Go to your favorite entertainment or news website and read the coverage, because his achievements and significance in entertaiment, culture, and black history are just too many to mention here. The fact is, his claim that he was the King of Pop was justified. The younger generation can never fathom what that meant, so I'll try to explain: put together at their peak the popularity and ubiquity of Alanis, Leo, Britney, BSB, N*Sync, High School Musical, the Jonas Brothers and that Twilight guy, and they will still not measure up to Michael Jackson around the time of "Thriller," when he was everywhere, a force of nature, a cultural phenomenon whose appeal transcended nationalities, color, and age. He was on MTV, on our cassette players and turntables, bedroom walls, pins on our shirts, stickers on our notebooks and lunchboxes. People copied his moves, his style, and he seriously helped shape the music of the '80s, the art of the music video, and the emergence of hip-hop into the mainstream. Millions stayed up to watch world premieres of his videos, new singles on the radio. His appearances were events. Remember that time when the Beatles claimed they were bigger than Jesus? Michael was bigger than the Beatles.

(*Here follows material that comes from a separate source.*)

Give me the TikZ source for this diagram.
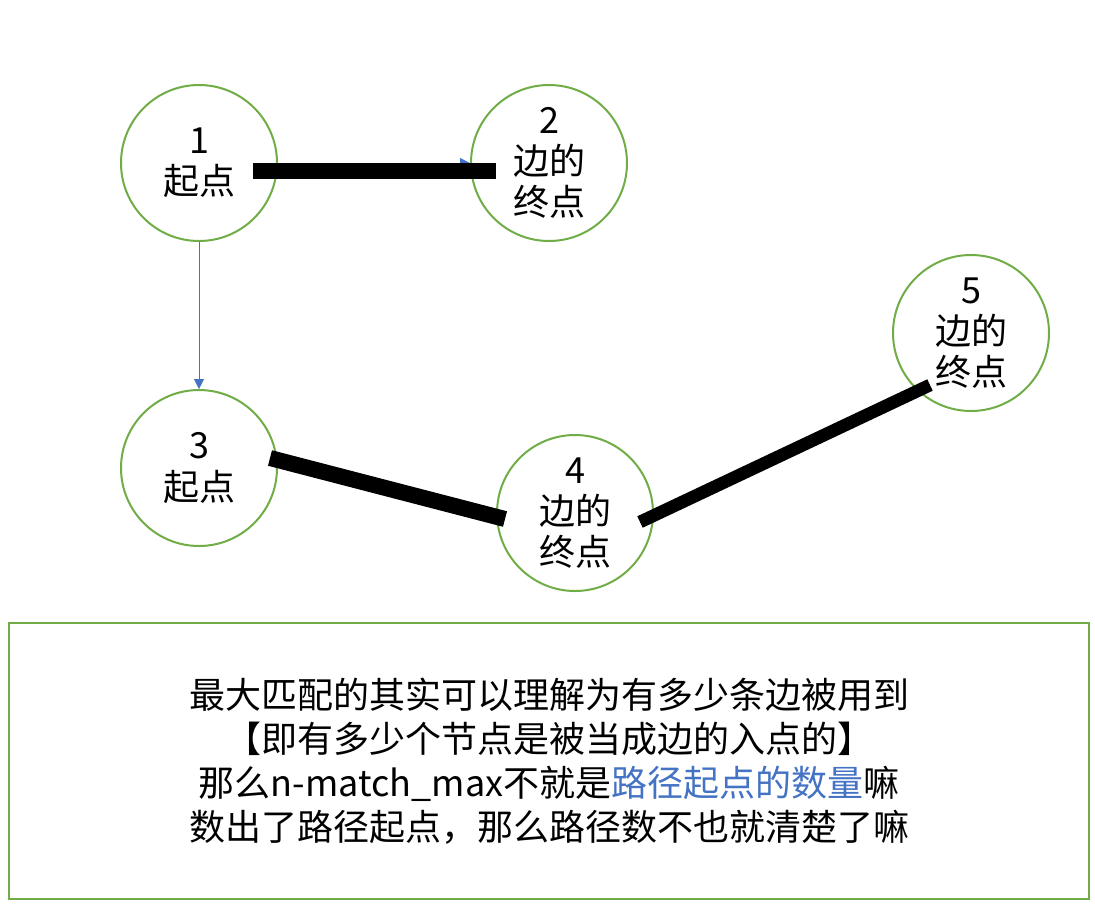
\documentclass[tikz,border=0pt]{standalone}
\usepackage{fontspec}
\setmainfont{Noto Sans CJK SC}
\usepackage{xcolor}
\usepackage{tikz}
\usetikzlibrary{arrows.meta,positioning}
\definecolor{vgreen}{HTML}{70AD47}
\definecolor{eblue}{HTML}{4472C4}

\begin{document}
\begin{tikzpicture}[x=0.75pt, y=-0.75pt, >={Triangle[length=7.5pt,width=7.5pt]},
  font=\fontsize{27}{31}\selectfont]

\tikzstyle{vertex}=[circle,draw=vgreen,line width=1.5pt,minimum size=117pt,inner sep=0pt,align=center,fill=white]
\tikzstyle{matched}=[draw=black,line width=12pt]
\tikzstyle{plain}=[->,draw=eblue,fill=eblue,line width=0.75pt]
\tikzstyle{notebox}=[draw=vgreen,line width=1.5pt,minimum width=810pt,minimum height=207pt,align=center,
  font=\fontsize{27}{33}\selectfont]

\useasboundingbox (0,0) rectangle (1095,904);

\node[vertex] (V1) at (199,163) {1\\起点};
\node[vertex] (V2) at (549,163) {2\\边的\\终点};
\node[vertex] (V3) at (199,468) {3\\起点};
\node[vertex] (V4) at (575,513) {4\\边的\\终点};
\node[vertex] (V5) at (971,333) {5\\边的\\终点};

\node[notebox] (Note) at (549,761) {最大匹配的其实可以理解为有多少条边被用到\\
【即有多少个节点是被当成边的入点的】\\
那么n-match\_max不就是\textcolor{eblue}{路径起点的数量}嘛\\
数出了路径起点，那么路径数不也就清楚了嘛};

% thin arcs of the graph
\path
(V1) edge[plain] (V2)
(V1) edge[plain] (V3);

% edges taken by the matching
\draw[matched] ([shift={(54,8)}]V1.center) -- ([shift={(-53,8)}]V2.center);
\draw[matched] ([shift={(71,-10)}]V3.center) -- ([shift={(-70,6)}]V4.center);
\draw[matched,line width=9.5pt] ([shift={(65,9)}]V4.center) -- ([shift={(-41,52)}]V5.center);

\end{tikzpicture}
\end{document}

I was about six when Michael was the hottest thing on TV and the radio. I remember watching the premiere of the Thriller video with my teenage cousins. If I'm not mistaken, there was even a Michael Jackson dance-alike contest on Eat Bulaga. My brother and I would put medals and pieces of colored cloth on our shirts and dance in front of the TV imitating Michael. One time I almost got into serious trouble for attempting to filch a stick of gum from a vendor outside our school (the gum included a free Michael Jackson card).
Of course I also got a cassette copy of the Thriller album. As a boy, songs like "Wanna Be Startin' Somethin'," "P.Y.T.," and of course "Billie Jean" became the soundtrack of my life at that time. One day I got the shock of my life when I saw my younger brother taping over "Billie Jean," singing "Dear Mama" (the theme song for a Regal movie showing that time) in front of the cassette recorder. Playing back the tape, I also heard my father convincing my brother to, was it to take a bath or to eat, I don't remember exactly. And I think there was also me shouting and turning off the machine. Well, my father's dead and my brother has gotten married and probably doesn't remember this incident. But the tape has survived, kept in a box at home, the memories alive like Michael and his music will forever be.